Aspiring buyers never explicitly say they want to live in a white neighborhood: They rattle off amenities and architectural styles, and then they choose the whitest segregated neighborhoods in Chicago. Their money would go further if they shopped on the South Side, where I live. But few seem to venture there. I recall an interracial couple—wife black, husband white—who bought in a historic black neighborhood. She pushed the fact that the house was large and under budget. He complained it was too far to bike to work. Chicago is vast—there’s plenty of housing choice here, but that concept has been muddied by the racially restrictive housing policies that the city fine-tuned in the 20th century; banks, income inequality, legacy wealth, and discrimination have all played a factor. The redlining and racial covenants are gone, but, as “House Hunters” shows us every week, their legacy remains.
The show’s white couples might not agree on much, but they do all seem to want the same thing in a neighborhood. In the new book Cycle of Segregation: Social Processes and Residential Stratification, authors Maria Krysan and Kyle Crowder provide some insight into why. They posit a different spin on why housing segregation remains 50 years after the Fair Housing Act. Housing segregation is self-perpetuating, they say: Segregation persists because it already exists. “[R]esidential moves are structurally sorted along racial lines, which individuals’ perceptions and knowledge of residential options shaped by lived experiences and social interactions within a racially segregated social system,” they write. If you grew up in white segregation, that’s what you know and the social networks, neighborhood experiences, and daily activities reflect that reality.

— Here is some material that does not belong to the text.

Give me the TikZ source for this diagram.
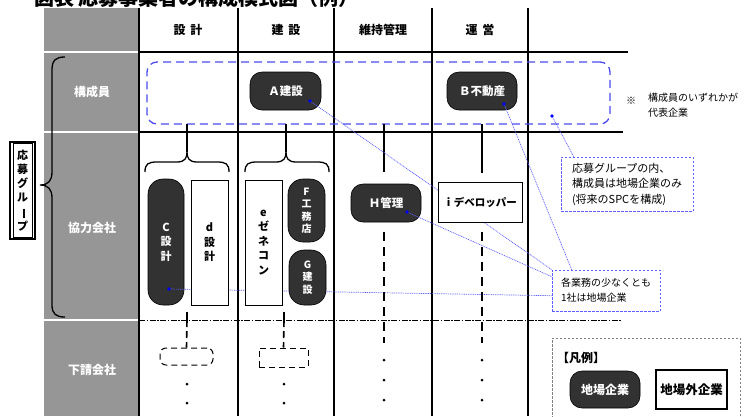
\documentclass[tikz,border=0pt]{standalone}
\usepackage{fontspec}
\setmainfont{Noto Sans CJK JP}
\usetikzlibrary{calc}
\definecolor{grayhd}{RGB}{150,150,150}
\definecolor{darkbox}{RGB}{50,50,50}
\definecolor{grpblue}{RGB}{75,75,240}
\definecolor{lineblue}{RGB}{95,95,255}
\definecolor{dotblue}{RGB}{0,0,255}
\begin{document}
\begin{tikzpicture}[x=1pt,y=-1pt,
  hdr/.style={font=\fontsize{12}{14}\selectfont\bfseries},
  rowlab/.style={text=white,font=\fontsize{12}{14}\selectfont\bfseries},
  darkh/.style={fill=darkbox,draw=black,line width=0.6pt,rounded corners=12pt,text=white,
    font=\fontsize{11.5}{14}\selectfont\bfseries,inner sep=0pt},
  darkv/.style={darkh,rounded corners=15pt,align=center,font=\fontsize{11}{14.5}\selectfont\bfseries},
  whiteh/.style={fill=white,draw=black,line width=0.8pt,font=\fontsize{11}{14}\selectfont\bfseries,inner sep=0pt},
  whitev/.style={whiteh,align=center,font=\fontsize{11}{14.5}\selectfont\bfseries},
  bdot/.style={circle,fill=dotblue,inner sep=0pt,minimum size=3.8pt},
  bline/.style={draw=lineblue,line width=0.7pt,dash pattern=on 1pt off 0.8pt},
  note/.style={draw=lineblue,dash pattern=on 2.5pt off 1.5pt,line width=0.6pt,fill=white,
    align=left,inner sep=0pt,font=\fontsize{10.5}{15.5}\selectfont},
  vline/.style={line width=2.2pt},
  vdash/.style={line width=2.2pt,dash pattern=on 9pt off 6pt},
  sdash/.style={line width=1.6pt,dash pattern=on 7pt off 4pt},
  kdot/.style={circle,fill=black,inner sep=0pt,minimum size=3pt},
  brace/.style={line width=1.3pt}
]
\useasboundingbox (0,0) rectangle (751,416);
\clip (0,0) rectangle (751,416);

% title (cut at top)
\node[anchor=base west,inner sep=0pt,font=\fontsize{20}{24}\selectfont\bfseries] (title) at (34,5.5) {図表 応募事業者の構成模式図（例）};

% gray label column
\fill[grayhd] (44,8) rectangle (138.5,416);
\draw[white,line width=1.2pt] (44,52) -- (138,52);
\draw[white,line width=1.2pt] (44,132) -- (138,132);
\draw[white,line width=1.2pt] (44,320) -- (138,320);

% horizontal grid lines
\draw[line width=1.2pt] (139,52) -- (628,52);
\draw[line width=2pt] (139,132) -- (623,132);
\draw[line width=1pt,dash pattern=on 6pt off 1.5pt on 1.5pt off 1.5pt] (139,320) -- (622,320);

% vertical grid lines
\foreach \xx in {139,238,334,432,528} \draw[vline] (\xx,8) -- (\xx,416);

% column headers
\node[hdr] (h1) at (188,30) {設\hspace{0.4em}計};
\node[hdr] (h2) at (286,30) {建\hspace{0.4em}設};
\node[hdr] (h3) at (383,30) {維持管理};
\node[hdr] (h4) at (480,30) {運\hspace{0.4em}営};

% row labels
\node[rowlab] (r1) at (92,92) {構成員};
\node[rowlab] (r2) at (92,228) {協力会社};
\node[rowlab] (r3) at (92,370) {下請会社};

% big brace and group label
\draw[brace] (65,57) .. controls (56,57) and (52,60) .. (52,70) -- (52,172)
  .. controls (52,181) and (48,185) .. (40,185)
  .. controls (48,185) and (52,189) .. (52,198) -- (52,305)
  .. controls (52,314) and (56,317) .. (65,317);
\node[draw,fill=white,line width=2pt,minimum width=25pt,minimum height=97pt,inner sep=0pt,
  align=center,font=\fontsize{11}{14.3}\selectfont\bfseries] (grpl) at (22.5,190.5)
  {応\\募\\グ\\ル\\\rotatebox[origin=c]{-90}{ー}\\プ};
\draw[line width=0.6pt] (13,143.5) rectangle (32,237.5);

% dashed group of members
\node[draw=grpblue,line width=1.3pt,dash pattern=on 8pt off 5pt,rounded corners=10pt,
  minimum width=463pt,minimum height=62pt,inner sep=0pt] (grp) at (378.5,93) {};

% connectors from group
\draw[line width=2pt] (187,124) -- (187,152);
\draw[line width=2pt] (286,124) -- (286,152);
\draw[line width=2pt] (384,124) -- (384,172);
\draw[line width=2pt] (482,124) -- (482,173);
\draw[brace] (145,172) .. controls (145,164) and (148,162) .. (157,162) -- (177,162)
  .. controls (185,162) and (187,158) .. (187,152)
  .. controls (187,158) and (189,162) .. (197,162) -- (217,162)
  .. controls (226,162) and (229,164) .. (229,172);
\draw[brace] (245,172) .. controls (245,164) and (248,162) .. (257,162) -- (276,162)
  .. controls (284,162) and (286,158) .. (286,152)
  .. controls (286,158) and (288,162) .. (296,162) -- (317,162)
  .. controls (326,162) and (329,164) .. (329,172);

% dark boxes (behind lines)
\node[darkh,minimum width=71pt,minimum height=38pt] (A) at (285.5,91) {Ａ建設};
\node[darkh,minimum width=70pt,minimum height=38pt] (B) at (482,91) {Ｂ不動産};
\node[darkv,minimum width=36pt,minimum height=126pt] (C) at (166,242) {C\\設\\計};
\node[darkh,minimum width=70pt,minimum height=38pt] (H) at (386,203) {Ｈ管理};

% notes
\node[note,minimum width=132pt,minimum height=54pt,font=\fontsize{11}{15.5}\selectfont] (n1) at (627,184)
  {応募グループの内、\\構成員は地場企業のみ\\(将来のSPCを構成)};
\node[note,minimum width=108pt,minimum height=41pt,font=\fontsize{10}{15}\selectfont] (n2) at (606,290.5)
  {各業務の少なくとも\\1社は地場企業};

% blue dots positions
\coordinate (dA) at (310,101);
\coordinate (dB) at (504,104);
\coordinate (dG) at (552,116);
\coordinate (dC) at (169,289);
\coordinate (dH) at (407,212);

% dotted leader lines
\draw[bline] (dA) -- (n2.north west);
\draw[bline] (dB) -- ($(n2.north west)+(20,0)$);
\draw[bline] (dG) -- ($(n1.north west)+(13,0)$);
\draw[bline] (dH) -- ($(n2.north west)+(0,7)$);
\draw[bline] (dC) -- ($(n2.north west)+(0,26)$);

% white and other boxes over the lines
\node[whitev,minimum width=37pt,minimum height=125pt] (d) at (209.5,242.5) {d\\設\\計};
\node[whitev,minimum width=37pt,minimum height=125pt] (e) at (263.5,242.5) {e\\ゼ\\ネ\\コ\\ン};
\node[darkv,minimum width=37pt,minimum height=63pt,font=\fontsize{10}{12.5}\selectfont\bfseries] (F) at (306.5,210.5) {F\\工\\務\\店};
\node[darkv,minimum width=37pt,minimum height=55pt,font=\fontsize{10}{12.5}\selectfont\bfseries] (G) at (307.5,277.5) {G\\建\\設};
\node[whiteh,minimum width=84pt,minimum height=40pt,font=\fontsize{10.5}{14}\selectfont\bfseries] (i) at (480,202) {ｉデベロッパー};

% dots
\foreach \p in {dA,dB,dG,dC,dH} \node[bdot] at (\p) {};

% note on representative
\node[font=\fontsize{10}{15}\selectfont] (kome) at (631,101) {※};
\node[anchor=north west,inner sep=0pt,align=left,font=\fontsize{10}{15}\selectfont] (rep) at (648,93) {構成員のいずれかが\\代表企業};

% lower part dashed lines (maintenance & operation)
\draw[vdash] (384,232) -- (384,343);
\draw[vdash] (482,232) -- (482,343);
\foreach \yy in {360,380,400} {\node[kdot] at (384,\yy) {}; \node[kdot] at (482,\yy) {};}

% subcontractors for design and construction
\draw[line width=1.6pt] (187,312) -- (187,320);
\draw[line width=1.6pt] (284,312) -- (284,320);
\node[draw,line width=1pt,dash pattern=on 6pt off 4pt,rounded corners=6pt,minimum width=53pt,minimum height=17pt,inner sep=0pt] (sc1) at (186.5,356.5) {};
\node[draw,line width=1pt,dash pattern=on 6pt off 4pt,minimum width=49pt,minimum height=19pt,inner sep=0pt] (sc2) at (283.5,357.5) {};
\draw[sdash] (187,320) -- (sc1.north);
\draw[sdash] (284,320) -- (sc2.north);
\foreach \yy in {384,403} {\node[kdot] at (187,\yy) {}; \node[kdot] at (284,\yy) {};}

% legend
\node[draw=gray,line width=0.6pt,dash pattern=on 2.5pt off 1.5pt,anchor=north west,minimum width=188pt,minimum height=82pt,inner sep=0pt] (leg) at (552,338) {};
\node[anchor=west,inner sep=0pt,font=\fontsize{12}{14}\selectfont\bfseries] (legt) at (557,358) {【凡例】};
\node[darkh,minimum width=70pt,minimum height=37pt,font=\fontsize{12}{14}\selectfont\bfseries] (L1) at (605,389.5) {地場企業};
\node[whiteh,line width=1.2pt,minimum width=71pt,minimum height=39pt,font=\fontsize{12.5}{14}\selectfont\bfseries] (L2) at (691.5,389.5) {地場外企業};
\end{tikzpicture}
\end{document}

Additionally, House Hunters International occasionally features families explaining that the reason they desire to live in a foreign country is to experience some cultural diversity. However, they often end up living in relatively well-off neighborhoods that are often white (even if they are not full of Americans). And the families could have found more diversity in the United States if they were willing to expand their options of where to live.
On the whole, House Hunters does very little with the neighborhood in which dwellings are located or even the block. Outside of very general descriptions, homes are treated as physical objects that could exist anywhere. This makes some sense given the way that Americans emphasize homes as private spaces. Of course, homes cannot be separated by their surroundings and certain aspects of neighborhoods matter a lot for buyers.